Answer:
A) the ratio of volumes of the bubble is Vs/Vb= 3.74
B) would not be safe since Vs/Vb== 3.5 and there is no lung capacity to store such amount of volume, and thus would generate an unsafe pressure over the lungs. would be better to release air accordingly to maintain safe conditions.
Explanation:
assuming the gas of the bubble behaves as ideal gas
P * V = n * R * T
where P= absolute pressure, V= volume occupied by the gas, n = number of moles , R = ideal gas constant , T = absolute temperature
if we assume that the mass of the bubble remains constant ( that is, it does not capture other bubbles during ascension of disaggregate into smaller ones and there is no mass transfer into the bubble due to diffusion)

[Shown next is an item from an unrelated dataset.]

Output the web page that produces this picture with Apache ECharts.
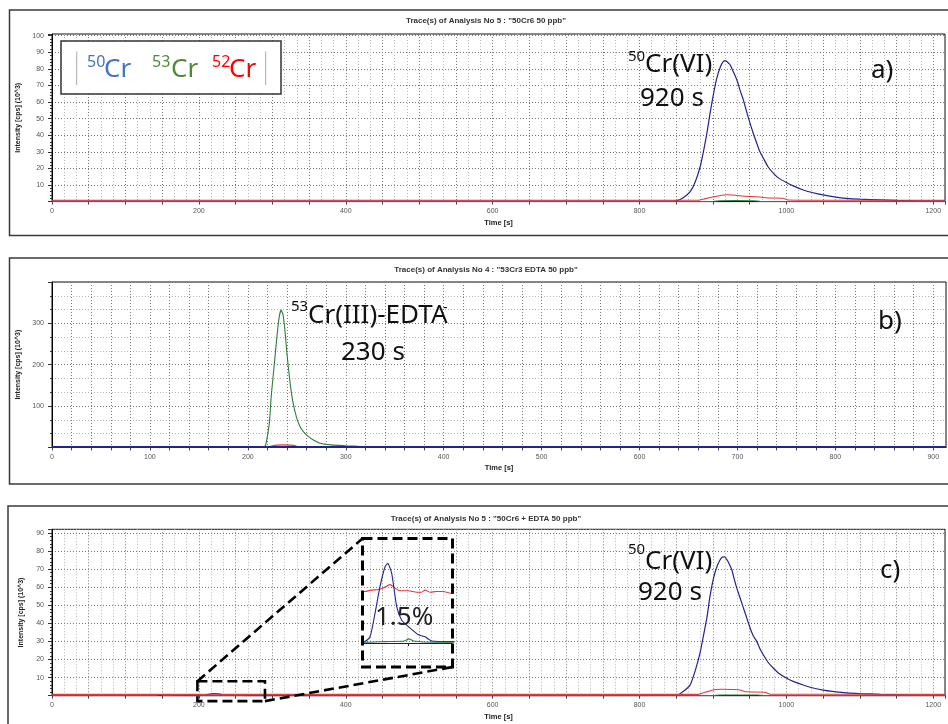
<!DOCTYPE html>
<html><head><meta charset="utf-8">
<script src="https://cdn.jsdelivr.net/npm/echarts@6/dist/echarts.min.js"></script>
<style>html,body{margin:0;padding:0;background:#fff}#c{width:948px;height:724px}</style>
</head><body><div id="c"></div><script>
// ---------- DATA (time [s], intensity [cps] x10^3) ----------
const titles = [
  'Trace(s) of Analysis No 5 : "50Cr6 50 ppb"',
  'Trace(s) of Analysis No 4 : "53Cr3 EDTA 50 ppb"',
  'Trace(s) of Analysis No 5 : "50Cr6 + EDTA 50 ppb"'
];
// panel a
const a50 = [[0,0.3],[300,0.3],[600,0.3],[840,0.3],[851,0.6],[860,2.5],[869,6],[876,12],[882.6,21],[887,30],[891.7,41],[896,53],[900.8,65],[905,74],[909.9,81],[914,84.3],[917,85],[920,84],[923.4,82.5],[928,78],[932.5,73.4],[937,67],[941.6,61],[946,54],[950.7,47],[955,41],[959.8,35],[964,30],[968.8,26],[975,21],[982.4,17],[990,14],[1000.6,11.4],[1010,9.3],[1023,7],[1035,5.5],[1050,4],[1065,2.9],[1082,2],[1100,1.5],[1128,1],[1150,0.7],[1180,0.5],[1216,0.4]];
const a52 = [[0,0.8],[300,0.8],[600,0.8],[880,0.8],[890,1.8],[900,2.8],[910,3.7],[919,4.1],[930,3.8],[945,3.2],[960,2.9],[975,2.2],[995,2.0],[1002,1.0],[1100,0.8],[1216,0.8]];
const a53 = [[0,0.1],[600,0.1],[900,0.1],[910,0.5],[930,0.6],[955,0.5],[965,0.1],[1216,0.1]];
// panel b
const b50 = [[0,0.8],[200,0.8],[400,0.8],[600,0.8],[800,0.8],[913,0.8]];
const b53 = [[0,0.5],[214,0.5],[217.6,3],[219,14],[222,60],[224,127],[227,200],[229.5,263],[232,315],[234,332],[236,320],[238,280],[240,225],[243,159],[246,110],[250,70],[253,52],[256.7,38],[261,28],[267,18],[274,10],[285,6],[300,4],[310,3],[318,2],[320,0.5],[913,0.5]];
const b52 = [[0,0.5],[220,0.5],[224,3],[230,5.5],[236,6],[242,5.5],[248,4.5],[251,1],[254,0.5],[913,0.5]];
// panel c
const c50 = [[0,0.1],[140,0.1],[147,0.6],[153,0.1],[198.3,0.02],[204.3,0.09],[209.5,0.43],[214.7,0.82],[220,1.11],[222.8,1.16],[227,1.01],[232.2,0.53],[237.4,0.33],[244.3,0.24],[254.8,0.12],[261.8,0.09],[268.8,0.03],[289.7,0.02],[400,0.05],[600,0.05],[840,0.1],[851,0.3],[860,2.5],[869,6],[876,14],[882.6,24],[887,33],[891.7,43],[896,55],[900.8,65],[906,72],[912,76.5],[916,76.8],[919,75.2],[922,73],[925.7,69.6],[929,64.5],[932.5,59.5],[937,54],[941.6,48.4],[946,43],[950.7,37.3],[955,33],[959.8,29.9],[964,26],[968.8,22.5],[975,18.5],[982.4,15.2],[990,12.3],[1000.6,9.6],[1010,7.8],[1023,5.9],[1035,4.4],[1050,3.1],[1065,2.3],[1082,1.6],[1100,1.2],[1128,0.8],[1160,0.5],[1216,0.3]];
const c52 = [[0,0.76],[150,0.76],[198.3,0.75],[206,0.77],[213,0.78],[218.2,0.8],[225.2,0.85],[230.4,0.8],[235.6,0.76],[244.3,0.76],[253.1,0.74],[258.3,0.74],[261.8,0.77],[267,0.74],[274,0.75],[280.9,0.75],[289.7,0.72],[600,0.76],[880,0.76],[890,2],[903,3.4],[912,3.6],[935,3.3],[945,2.2],[971,1.9],[978,0.8],[1216,0.76]];
const c53 = [[0,0.02],[140,0.02],[147,0.4],[154,0.02],[198.3,0.01],[220,0.02],[240,0.03],[245,0.06],[250,0.03],[270,0.01],[289.7,0.01],[600,0.05],[900,0.1],[910,0.4],[960,0.4],[970,0.1],[1216,0.05]];
// zoom window of panel c shown in the inset
const zoomT = [198, 290];
const zoomV = [-3, 8];
const insetV = [0, 1.5];
// axis ranges
const xMaxAC = 1216, xMaxB = 913;
const yMaxA = 101, yMaxB = 400, yMaxC = 92;

// ---------- CHART ----------
const BLUE = '#23238e', RED = '#e0393e', GREEN = '#2e7d3a';
const chart = echarts.init(document.getElementById('c'), null, {renderer: 'canvas'});
const FF = 'Liberation Sans, Arial, sans-serif';
const NF = 'Noto Sans, Open Sans, sans-serif';

function xAx(gi, max, interval, labelEvery, minorSplit) {
  return {
    type: 'value', gridIndex: gi, min: 0, max: max, interval: interval,
    name: 'Time [s]', nameLocation: 'middle', nameGap: 17,
    nameTextStyle: {fontSize: 7.5, fontWeight: 'bold', color: '#222', fontFamily: FF},
    axisLine: {show: true, onZero: false, lineStyle: {color: '#000', width: 1}},
    axisTick: {show: true, length: 3, lineStyle: {color: '#444'}},
    axisLabel: {fontSize: 7, color: '#555', margin: 6, fontFamily: FF, showMaxLabel: false,
      formatter: v => (Math.abs(v % labelEvery) < 1e-6 ? String(v) : '')},
    splitLine: {show: true, lineStyle: {color: '#777', width: 1, type: [1, 2]}},
    minorTick: {show: minorSplit > 0, splitNumber: minorSplit || 5, length: 0},
    minorSplitLine: {show: minorSplit > 0, lineStyle: {color: '#b5b5b5', width: 1, type: [1, 2]}}
  };
}
function yAx(gi, max, interval, minorSplit, minorLines) {
  return {
    type: 'value', gridIndex: gi, min: 0, max: max, interval: interval,
    name: 'Intensity [cps] (10^3)', nameLocation: 'middle', nameGap: 27, nameRotate: 90,
    nameTextStyle: {fontSize: 7, fontWeight: 'bold', color: '#222', fontFamily: FF},
    axisLine: {show: true, onZero: false, lineStyle: {color: '#000', width: 1}},
    axisTick: {show: true, length: 4, lineStyle: {color: '#333'}},
    minorTick: {show: true, splitNumber: minorSplit, length: 2, lineStyle: {color: '#333'}},
    axisLabel: {fontSize: 7, color: '#555', margin: 8, fontFamily: FF, showMinLabel: false, showMaxLabel: false},
    splitLine: {show: true, lineStyle: {color: '#777', width: 1, type: [1, 2]}},
    minorSplitLine: {show: minorLines, lineStyle: {color: '#b5b5b5', width: 1, type: [1, 2]}}
  };
}
function ser(name, data, color, gi, z, w) {
  return {type: 'line', name: name, data: data, xAxisIndex: gi, yAxisIndex: gi,
    showSymbol: false, symbol: 'none', smooth: 0.2, z: z, animation: false, silent: true,
    lineStyle: {color: color, width: w || 1.1}, itemStyle: {color: color}};
}

const gridStyle = {show: true, borderColor: '#111', borderWidth: 1, backgroundColor: 'transparent'};
const option = {
  backgroundColor: '#fff',
  animation: false,
  grid: [
    Object.assign({left: 52, top: 34, width: 893, height: 167.6}, gridStyle),
    Object.assign({left: 52, top: 282, width: 894, height: 165.4}, gridStyle),
    Object.assign({left: 52, top: 529.3, width: 893, height: 166.4}, gridStyle),
    {left: 364, top: 540, width: 88, height: 103, show: false}
  ],
  xAxis: [
    xAx(0, xMaxAC, 50, 200, 3),
    xAx(1, xMaxB, 20, 100, 0),
    xAx(2, xMaxAC, 50, 200, 3),
    {type: 'value', gridIndex: 3, min: zoomT[0], max: zoomT[1],
      axisLine: {show: true, onZero: false, lineStyle: {color: '#222', width: 1}},
      axisTick: {show: true, length: 3, customValues: [244], lineStyle: {color: '#222'}},
      axisLabel: {show: false}, splitLine: {show: false}}
  ],
  yAxis: [
    yAx(0, yMaxA, 10, 5, false),
    yAx(1, yMaxB, 100, 3, true),
    yAx(2, yMaxC, 10, 5, false),
    {type: 'value', gridIndex: 3, min: insetV[0], max: insetV[1], show: false}
  ],
  series: [
    ser('50Cr', a50, BLUE, 0, 2, 1.2), ser('53Cr', a53, GREEN, 0, 3), ser('52Cr', a52, RED, 0, 4),
    ser('52Cr', b52, RED, 1, 2), ser('53Cr', b53, GREEN, 1, 3), ser('50Cr', b50, BLUE, 1, 4, 2),
    ser('50Cr', c50, BLUE, 2, 2, 1.2), ser('53Cr', c53, GREEN, 2, 3), ser('52Cr', c52, RED, 2, 4),
    ser('52Cr', c52, RED, 3, 2), ser('50Cr', c50, BLUE, 3, 3), ser('53Cr', c53, GREEN, 3, 4)
  ]
};
chart.setOption(option);

function txt(x, y, text, size, color, opts) {
  return Object.assign({type: 'text', x: x, y: y, z: 60, silent: true,
    style: Object.assign({text: text, fontSize: size, fontFamily: NF, fill: color || '#111',
      textAlign: 'left', textVerticalAlign: 'middle', align: 'left', verticalAlign: 'middle'}, (opts || {}))});
}
function ttl(x, y, text) {
  return {type: 'text', x: x, y: y, z: 60, silent: true,
    style: {text: text, fontSize: 8, fontWeight: 'bold', fontFamily: FF, fill: '#333',
      textAlign: 'center', textVerticalAlign: 'middle', align: 'center', verticalAlign: 'middle'}};
}
function frame(x, y, w, h) {
  return {type: 'rect', z: 1, silent: true, shape: {x: x, y: y, width: w, height: h},
    style: {fill: 'none', stroke: '#3a3a3a', lineWidth: 1.5}};
}

const tl = chart.convertToPixel({gridIndex: 2}, [zoomT[0], zoomV[1]]);
const br = chart.convertToPixel({gridIndex: 2}, [zoomT[1], zoomV[0]]);
const inset = {x: 362.5, y: 538.5, w: 90, h: 128.5};
const dash = {stroke: '#000', fill: 'none', lineWidth: 2.6, lineDash: [10, 5]};

const graphics = [
  frame(9.5, 10, 945, 225.5), frame(9.5, 258, 945, 226), frame(8, 506, 946, 240),
  ttl(486, 20.5, titles[0]), ttl(486, 270, titles[1]), ttl(486, 518.5, titles[2]),
  // legend box
  {type: 'rect', z: 55, silent: true, shape: {x: 61, y: 41, width: 220, height: 53},
    style: {fill: '#fff', stroke: '#333', lineWidth: 1.5}},
  {type: 'line', z: 56, silent: true, shape: {x1: 76.7, y1: 51.5, x2: 76.7, y2: 85}, style: {stroke: '#aaa', lineWidth: 1}},
  {type: 'line', z: 56, silent: true, shape: {x1: 265.7, y1: 51.5, x2: 265.7, y2: 85}, style: {stroke: '#aaa', lineWidth: 1}},
  txt(87, 62.5, '50', 16, '#4472C4'), txt(104, 70, 'Cr', 26, '#4472C4'),
  txt(152, 62.5, '53', 16, '#4f8a35'), txt(171, 70, 'Cr', 26, '#4f8a35'),
  txt(212, 62.5, '52', 16, '#ff0000'), txt(229, 70, 'Cr', 26, '#ff0000'),
  // panel a annotations
  txt(628, 57, '50', 15), txt(645, 64.5, 'Cr(VI)', 26), txt(640, 99, '920 s', 26), txt(871, 71, 'a)', 26),
  // panel b annotations
  txt(291, 306.5, '53', 15), txt(308, 316, 'Cr(III)-EDTA', 26), txt(443, 308, '-', 14), txt(341, 353, '230 s', 26), txt(878, 322, 'b)', 26),
  // panel c annotations
  txt(628, 550, '50', 15), txt(645, 561.5, 'Cr(VI)', 26), txt(638, 593, '920 s', 26), txt(880, 571, 'c)', 26),
  txt(375, 617.5, '1.5%', 26, '#222'),
  // zoom box and connectors
  {type: 'rect', z: 58, silent: true, shape: {x: inset.x, y: inset.y, width: inset.w, height: inset.h},
    style: Object.assign({}, dash, {lineWidth: 3})},
  {type: 'rect', z: 58, silent: true, shape: {x: tl[0], y: tl[1], width: br[0] - tl[0], height: br[1] - tl[1]}, style: dash},
  {type: 'line', z: 58, silent: true, shape: {x1: tl[0], y1: tl[1], x2: inset.x, y2: inset.y}, style: dash},
  {type: 'line', z: 58, silent: true, shape: {x1: br[0], y1: br[1], x2: inset.x + inset.w, y2: inset.y + inset.h}, style: dash}
];
chart.setOption({graphic: graphics});
</script></body></html>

inicial state) Pb * Vb = n * R * Tb
final state) Ps * Vs = n * R * Ts
dividing both equations
(Ps/Pb)(Vs/Vb) = Ts/Tb
therefore
Vs/Vb= (Ts/Tb) (Pb/Ps)
since Tb = 4°C = 277 K and Ts= 23°C = 296 K
Vs/Vb= (Ts/Tb) (Pb/Ps) = (296K/277K)*(3.5 atm/1 atm) = 3.74
B) if the T remains constant Ts=Tb and thus
Vs/Vb= (Ts/Tb) (Pb/Ps)= 1* (Pb/Ps) = 3.5 atm/1 atm = 3.5
it would not be safe since there is no lung capacity to store such amount of volume, and thus would generate an unsafe pressure over the lungs. would be better to release air accordingly to maintain safe conditions.